Headlines:
- The bond market rout remains unrelenting
- China state refiners reportedly staying away from new Russian oil trades
- ECB's Lane: Important not to overreact to inflation surge
- ECB's Panetta: Policy action now against inflation risks crashing the economy
- RBA's Bullock: Expect some upward revision to our inflation forecasts
- RBA's Kent: Some other forces likely to push inflation higher still
- US MBA mortgage applications w.e. 1 April -6.3% vs -6.8% prior
- Eurozone February PPI +1.1% vs +1.3% m/m expected
- Germany February factory orders -2.2% vs -0.2% m/m expected
Markets:
- EUR leads, CHF lags on the day
- European equities lower; S&P 500 futures down 0.9%
- US 10-year yields up 7.4 bps to 2.627%
- Gold down 0.1% to $1,921.20
- WTI up 1.6% to $103.60
- Bitcoin down 2.1% to $44,910
It was a quiet session for the most part but there were some decent moves in the market as we continue to see the bond selloff deepen. Meanwhile, equities tracked lower as stocks remain on the defensive after more hawkish Fed talk from Brainard yesterday.

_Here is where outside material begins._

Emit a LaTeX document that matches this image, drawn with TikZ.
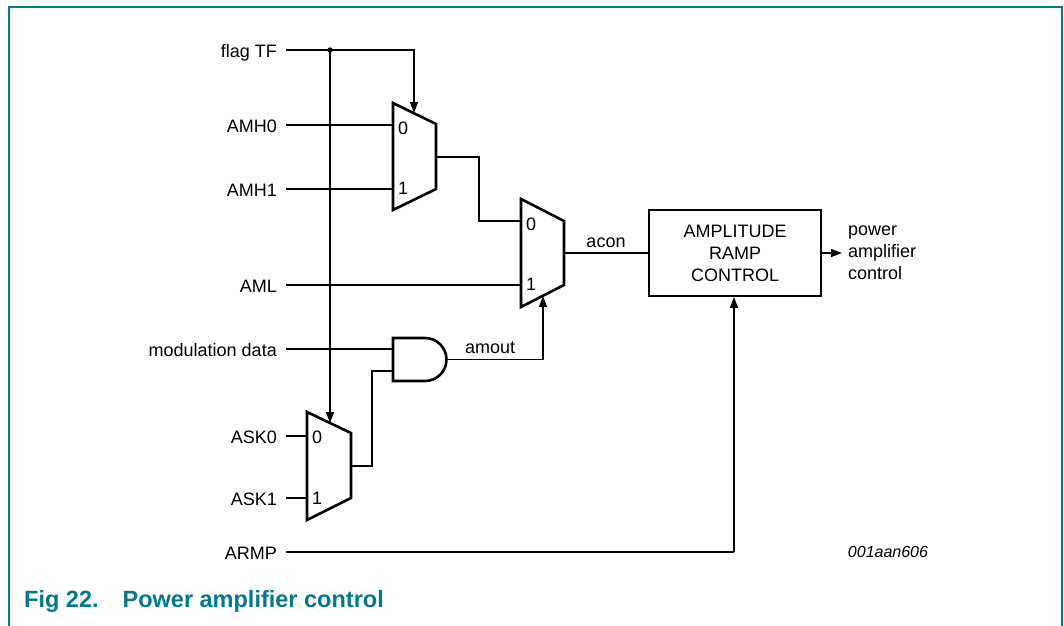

European indices are down by nearly 2% across the board with US futures also sinking further by roughly 1%.
The moves didn't quite translate into any meaningful action in FX though. Major currencies remain in a rather push and pull mood with the dollar seeing a slight advance early on only to give that all back to be little changed now.
EUR/USD fell from 1.0890 to 1.0875 before clawing its way back up to 1.0910 levels currently. GBP/USD also slid to 1.3045 only to climb to 1.3100 and then fall back to 1.3070 at the moment.
The yen remains an interest point amid the bond market rout but USD/JPY is seen hugging 123.70-90 levels for the most part during the session.
The FOMC meeting minutes later in the day will be a key risk event to watch out for as what is happening in the bond market continues to be where all the action is at - highlighting the battle between central banks and inflation.